The Old Farmer’s Ball, a nonprofit organization in Asheville, hopes to keep traditional dance and music alive while fostering a sense of community. Photo by Virginia Taylor.

“When I first started dancing, we didn’t do a whole evening of contra dance,” said Bob Thompson, a long-time dancer and fellow Old Farmer’s Ball founder. “It was a contra dance and then a square dance and then an English dance and then probably a couples dance.”
Partnered with the Country Dance and Song Society, a nonprofit organization supporting traditional dance and music, the Old Farmer’s Ball aims to keep the history of traditional dance alive.
“There’s a constant evolution just like any tradition,” Thompson said. “English country dances were popular in England in the 17th and 18th centuries and they actually got so popular that French people were doing English country dances. The term ‘contra’ in French means “across or opposite,” so that’s where they got the name contra dance.”
Around the time of the development of the Old Farmer’s Ball, contra dancing was beginning to work its way into more southern tradition, where square dancing still remained the prominent form of dance.
“At that time contra dancing was limited to New England,” Jamison said, “Contras were popular in the English colonies and in New England and became sort of reintroduced in the 1970s and 1980s and spread across the country.”
Before the dance moved to Warren Wilson, the Old Farmer’s Ball was held at their own location, still off Warren Wilson Road.
“Past the little church (on Warren Wilson Road) there’s a building on the right hand side and that’s the Old Farmer’s Ball. It was built by some families who lived there during the 1930s and in 1982 I and a few other local callers organized the Thursday night dance there,” Jamison said. “In 1993 there was a big blizzard and the roof collapsed, so Warren Wilson allowed us to use the gym. We’ve been there ever since.”
According to Allen, Bryson Gym is an incredible venue and one of the most perfect dance halls in the country.
As the Old Farmer’s Ball has grown, it has also become a popular dance spot for both Asheville locals and visitors alike.
“Asheville kind of gained a reputation as being a bit ‘fast and loose with the tradition’ because we’d put in swing moves or blues moves,” Allen said.
It’s a very sustainable folk tradition, Allen said he finds it very exciting when he meets people who travel here to dance.
“Folklore would like us to think tradition was a certain thing at a certain time, but it’s always evolving so it’s certainly not static,” Thompson said.
From couples who have been dancing since the very beginning of the ball to students who have just moved to Asheville, the Old Farmer’s Ball gives everyone the opportunity to take part in traditional dance.
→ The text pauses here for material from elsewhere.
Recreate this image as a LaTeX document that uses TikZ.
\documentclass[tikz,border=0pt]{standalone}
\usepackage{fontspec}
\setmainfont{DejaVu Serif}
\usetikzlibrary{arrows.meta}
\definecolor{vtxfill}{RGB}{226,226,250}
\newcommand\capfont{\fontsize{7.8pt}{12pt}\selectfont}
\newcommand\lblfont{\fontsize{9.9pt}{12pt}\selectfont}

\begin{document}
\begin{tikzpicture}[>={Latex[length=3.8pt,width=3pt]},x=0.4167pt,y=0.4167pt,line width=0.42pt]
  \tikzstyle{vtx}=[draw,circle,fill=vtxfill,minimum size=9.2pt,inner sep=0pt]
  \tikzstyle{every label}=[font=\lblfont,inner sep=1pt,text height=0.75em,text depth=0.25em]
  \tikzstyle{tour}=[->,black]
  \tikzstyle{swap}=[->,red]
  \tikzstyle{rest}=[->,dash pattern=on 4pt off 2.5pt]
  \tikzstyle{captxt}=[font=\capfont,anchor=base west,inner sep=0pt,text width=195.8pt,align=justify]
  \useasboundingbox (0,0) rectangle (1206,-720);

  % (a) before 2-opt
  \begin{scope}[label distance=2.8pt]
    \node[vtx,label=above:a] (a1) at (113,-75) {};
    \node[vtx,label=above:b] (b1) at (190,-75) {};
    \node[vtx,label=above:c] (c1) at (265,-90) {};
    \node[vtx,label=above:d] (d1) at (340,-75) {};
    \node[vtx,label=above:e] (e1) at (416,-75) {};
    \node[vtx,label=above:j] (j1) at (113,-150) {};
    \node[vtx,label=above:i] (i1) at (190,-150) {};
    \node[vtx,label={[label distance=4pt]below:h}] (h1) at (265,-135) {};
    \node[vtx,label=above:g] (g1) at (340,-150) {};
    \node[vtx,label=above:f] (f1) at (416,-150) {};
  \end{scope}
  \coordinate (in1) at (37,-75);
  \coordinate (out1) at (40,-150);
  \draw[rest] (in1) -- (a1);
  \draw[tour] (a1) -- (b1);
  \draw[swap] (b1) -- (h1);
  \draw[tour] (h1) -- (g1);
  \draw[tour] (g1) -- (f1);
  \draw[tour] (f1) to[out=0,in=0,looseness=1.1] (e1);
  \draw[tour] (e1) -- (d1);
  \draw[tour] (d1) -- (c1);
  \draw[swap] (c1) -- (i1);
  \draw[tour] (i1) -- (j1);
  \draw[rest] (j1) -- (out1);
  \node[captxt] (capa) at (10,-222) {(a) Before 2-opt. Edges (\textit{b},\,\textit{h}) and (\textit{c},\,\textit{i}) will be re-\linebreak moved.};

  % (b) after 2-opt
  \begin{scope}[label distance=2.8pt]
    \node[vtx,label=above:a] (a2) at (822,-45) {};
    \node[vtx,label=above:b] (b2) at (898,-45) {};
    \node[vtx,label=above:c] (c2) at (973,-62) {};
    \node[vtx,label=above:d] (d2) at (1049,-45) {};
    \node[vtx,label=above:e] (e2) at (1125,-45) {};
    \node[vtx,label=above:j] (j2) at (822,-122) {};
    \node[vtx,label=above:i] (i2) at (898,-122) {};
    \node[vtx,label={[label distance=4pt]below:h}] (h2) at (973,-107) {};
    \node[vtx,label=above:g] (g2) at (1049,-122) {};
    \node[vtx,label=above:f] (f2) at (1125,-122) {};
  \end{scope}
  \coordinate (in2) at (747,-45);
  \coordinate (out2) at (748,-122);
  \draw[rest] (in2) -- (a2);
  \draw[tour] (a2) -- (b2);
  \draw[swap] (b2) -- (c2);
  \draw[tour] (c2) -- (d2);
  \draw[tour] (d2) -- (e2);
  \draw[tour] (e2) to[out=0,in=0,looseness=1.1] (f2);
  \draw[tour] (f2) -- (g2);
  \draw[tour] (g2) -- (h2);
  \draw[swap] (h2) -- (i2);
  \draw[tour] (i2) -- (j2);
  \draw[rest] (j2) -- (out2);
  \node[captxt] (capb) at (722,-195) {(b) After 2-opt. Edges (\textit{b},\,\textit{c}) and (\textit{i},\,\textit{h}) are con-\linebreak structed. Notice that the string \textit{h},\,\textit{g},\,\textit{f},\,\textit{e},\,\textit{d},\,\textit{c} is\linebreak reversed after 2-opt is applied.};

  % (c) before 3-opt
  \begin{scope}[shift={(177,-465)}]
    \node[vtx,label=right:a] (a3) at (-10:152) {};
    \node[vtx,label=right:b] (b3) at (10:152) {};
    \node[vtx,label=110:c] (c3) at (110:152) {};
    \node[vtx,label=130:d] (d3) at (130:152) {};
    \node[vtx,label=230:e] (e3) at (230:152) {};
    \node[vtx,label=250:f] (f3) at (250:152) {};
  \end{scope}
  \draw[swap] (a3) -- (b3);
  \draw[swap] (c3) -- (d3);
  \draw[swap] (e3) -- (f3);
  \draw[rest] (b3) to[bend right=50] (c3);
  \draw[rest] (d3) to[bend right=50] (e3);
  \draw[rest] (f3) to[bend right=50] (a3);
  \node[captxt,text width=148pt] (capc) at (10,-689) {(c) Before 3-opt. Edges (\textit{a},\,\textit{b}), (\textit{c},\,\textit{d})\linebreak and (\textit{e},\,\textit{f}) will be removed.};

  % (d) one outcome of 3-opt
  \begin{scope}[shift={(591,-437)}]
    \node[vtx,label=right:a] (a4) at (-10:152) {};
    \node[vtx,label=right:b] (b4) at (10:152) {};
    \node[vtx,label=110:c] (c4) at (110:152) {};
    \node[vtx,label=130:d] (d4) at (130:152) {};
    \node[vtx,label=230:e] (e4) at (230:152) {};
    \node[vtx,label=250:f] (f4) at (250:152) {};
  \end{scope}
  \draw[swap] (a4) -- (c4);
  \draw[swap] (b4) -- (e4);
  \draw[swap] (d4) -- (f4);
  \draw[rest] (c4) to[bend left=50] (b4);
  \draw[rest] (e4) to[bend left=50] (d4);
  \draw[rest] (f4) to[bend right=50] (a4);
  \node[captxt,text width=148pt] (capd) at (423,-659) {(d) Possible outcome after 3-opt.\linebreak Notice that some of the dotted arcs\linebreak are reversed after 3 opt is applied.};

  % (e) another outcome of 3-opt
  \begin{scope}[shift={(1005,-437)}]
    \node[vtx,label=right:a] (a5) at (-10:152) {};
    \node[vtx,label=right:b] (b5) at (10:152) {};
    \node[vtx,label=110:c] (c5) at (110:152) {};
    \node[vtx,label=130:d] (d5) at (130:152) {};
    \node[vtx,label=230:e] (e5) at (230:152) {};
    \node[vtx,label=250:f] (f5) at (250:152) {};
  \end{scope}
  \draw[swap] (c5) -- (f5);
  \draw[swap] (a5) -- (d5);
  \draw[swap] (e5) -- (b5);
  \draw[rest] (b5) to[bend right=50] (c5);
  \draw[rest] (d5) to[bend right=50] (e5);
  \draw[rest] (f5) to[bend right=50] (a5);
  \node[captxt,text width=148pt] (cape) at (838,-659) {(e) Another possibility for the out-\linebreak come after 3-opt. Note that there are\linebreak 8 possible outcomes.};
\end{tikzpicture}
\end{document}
“I loved the old-timey feel of it,” said Jake Aschenbrenner, a senior religious studies student at UNC Asheville. “It was fun to partner dance. I feel like partner dancing is almost a lost art in a way.”
The Old Farmer’s Ball also helps to formulate connections within the Asheville community.
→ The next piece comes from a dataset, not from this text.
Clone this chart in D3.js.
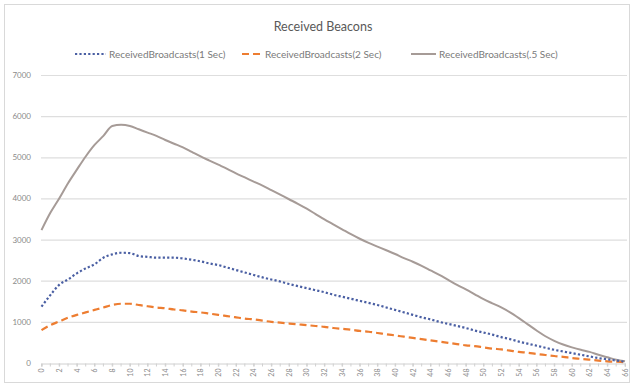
<!DOCTYPE html>
<html><head><meta charset="utf-8">
<script src="https://cdn.jsdelivr.net/npm/d3@7"></script>
<style>body{margin:0;background:#fff;} text{font-family:Lato,"Open Sans",sans-serif;}</style>
</head><body><svg id="c" width="632" height="385"></svg>
<script>
const categories = d3.range(0, 67);
const tickLabels = d3.range(0, 67, 2);
const yTicks = [0,1000,2000,3000,4000,5000,6000,7000];
const seriesNames = ["ReceivedBroadcasts(1 Sec)","ReceivedBroadcasts(2 Sec)","ReceivedBroadcasts(.5 Sec)"];
const sec1 = [1370,1650,1900,2030,2180,2300,2400,2560,2640,2680,2670,2600,2580,2560,2560,2560,2540,2510,2470,2420,2380,2320,2260,2200,2140,2080,2030,1980,1920,1870,1820,1770,1720,1660,1610,1560,1510,1460,1410,1350,1290,1230,1170,1110,1060,1000,950,900,850,790,740,690,630,580,520,470,420,370,320,280,240,200,160,120,90,60,30];
const sec2 = [800,920,1010,1100,1170,1230,1290,1350,1410,1440,1440,1410,1380,1350,1330,1300,1280,1250,1230,1200,1170,1140,1110,1080,1060,1030,1000,980,960,940,920,900,880,850,830,810,780,760,730,700,670,640,610,580,550,520,490,460,430,410,380,350,330,300,270,250,220,195,170,150,120,100,80,60,40,30,20];
const sec05 = [3230,3650,4000,4370,4700,5020,5300,5520,5760,5790,5760,5680,5600,5520,5420,5330,5240,5130,5020,4920,4820,4720,4610,4510,4410,4310,4200,4090,3980,3870,3750,3620,3490,3370,3250,3130,3020,2920,2830,2740,2650,2550,2460,2360,2250,2140,2020,1900,1790,1670,1550,1450,1350,1230,1090,940,790,650,540,450,380,320,270,200,140,80,40];

const svg = d3.select("#c");
svg.append("rect").attr("x",4.5).attr("y",4.5).attr("width",625).attr("height",378)
  .attr("fill","#fff").attr("stroke","#d9d9d9");

const x = d3.scalePoint().domain(categories).range([41.5, 625]);
const y = d3.scaleLinear().domain([0,7000]).range([363, 75]);

svg.append("g").selectAll("line").data(yTicks.filter(d=>d>0)).join("line")
  .attr("x1",41).attr("x2",627).attr("y1",d=>y(d)+0.5).attr("y2",d=>y(d)+0.5)
  .attr("stroke","#dedede").attr("stroke-width",1.2);

svg.append("g").selectAll("text").data(yTicks).join("text")
  .attr("x",31).attr("y",d=>y(d)+3).attr("text-anchor","end")
  .attr("font-size",8).attr("fill","#8a8a8a").text(d=>d);

const xAxis = d3.axisBottom(x).tickValues(tickLabels).tickSize(3).tickPadding(3);
const gx = svg.append("g").attr("transform","translate(0,363.5)").call(xAxis);
gx.select(".domain").attr("stroke","#d0d0d0");
gx.selectAll(".tick line").attr("stroke","#d0d0d0");
gx.selectAll(".minor").data(categories).join("line").attr("class","minor")
  .attr("x1",d=>x(d)).attr("x2",d=>x(d)).attr("y1",0).attr("y2",3).attr("stroke","#d0d0d0");
gx.selectAll(".tick text").attr("font-size",7).attr("fill","#8a8a8a")
  .attr("transform","rotate(-90)").attr("text-anchor","end")
  .attr("x",-5).attr("y",0).attr("dy","0.32em");
gx.attr("font-family","Lato");

const line = d3.line().x((d,i)=>x(categories[i])).y(d=>y(d)).curve(d3.curveMonotoneX);

const styles = [
  {data:sec1, color:"#4a5fa3", dash:"2.2,2.2", width:2.2, lx:75, lw:31},
  {data:sec2, color:"#ed7d31", dash:"7,4", width:2.2, lx:242, lw:20},
  {data:sec05, color:"#a69b97", dash:null, width:2, lx:411, lw:25}
];
[styles[2], styles[1], styles[0]].forEach(s=>{
  svg.append("path").datum(s.data).attr("d",line).attr("fill","none")
    .attr("stroke",s.color).attr("stroke-width",s.width)
    .attr("stroke-dasharray",s.dash);
});

svg.append("text").attr("x",323).attr("y",31).attr("text-anchor","middle")
  .attr("font-size",12.5).attr("fill","#595959").text("Received Beacons");

const lg = svg.append("g");
styles.forEach((s,i)=>{
  const g = lg.append("g").attr("transform",`translate(${s.lx},54)`);
  g.append("line").attr("x1",0).attr("x2",s.lw).attr("y1",0).attr("y2",0)
    .attr("stroke",s.color).attr("stroke-width",s.width).attr("stroke-dasharray",s.dash);
  g.append("text").attr("x",s.lw+3).attr("y",3.5).attr("font-size",10).attr("fill","#7a7a7a").text(seriesNames[i]);
});
</script></body></html>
“I’ve realized I really thrive on connections with people and contra gives me that ability to connect with so many, whether it’s a full conversation or just meaningful eye contact and a quick swing,” said Katie Houston, a senior environmental studies student at UNCA. “I’m just so genuinely and wholly happy when I’m dancing.”
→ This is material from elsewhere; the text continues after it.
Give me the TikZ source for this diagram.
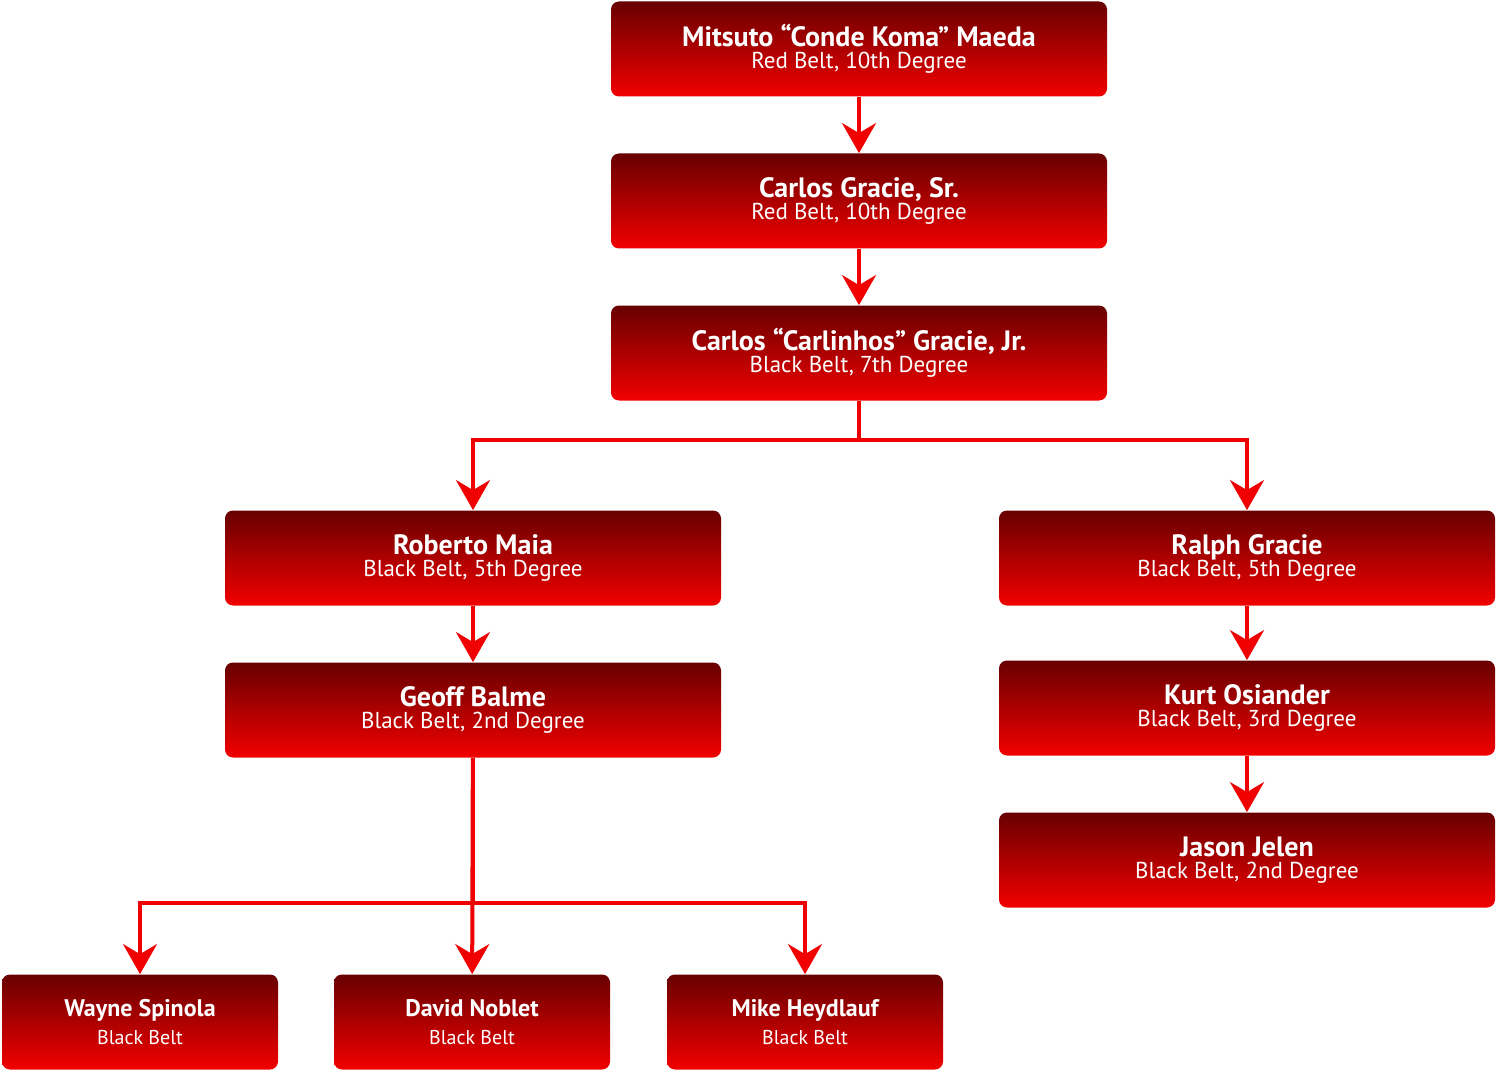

Ultimately, the Old Farmer’s Ball hopes to not only establish a community maintaining traditional dance and music, but also provides a source of kinship for those who attend. Allen said he wants it be a place where dancers can be comfortable and develop their skills.
“It’s physical, social, and spiritual and I think we’re all healthier when we have a balance,” Thompson said. “It’s been important to me and I want to be involved because I see the next generation of dancers and musicians coming up and I want to make sure that world is still there for them.”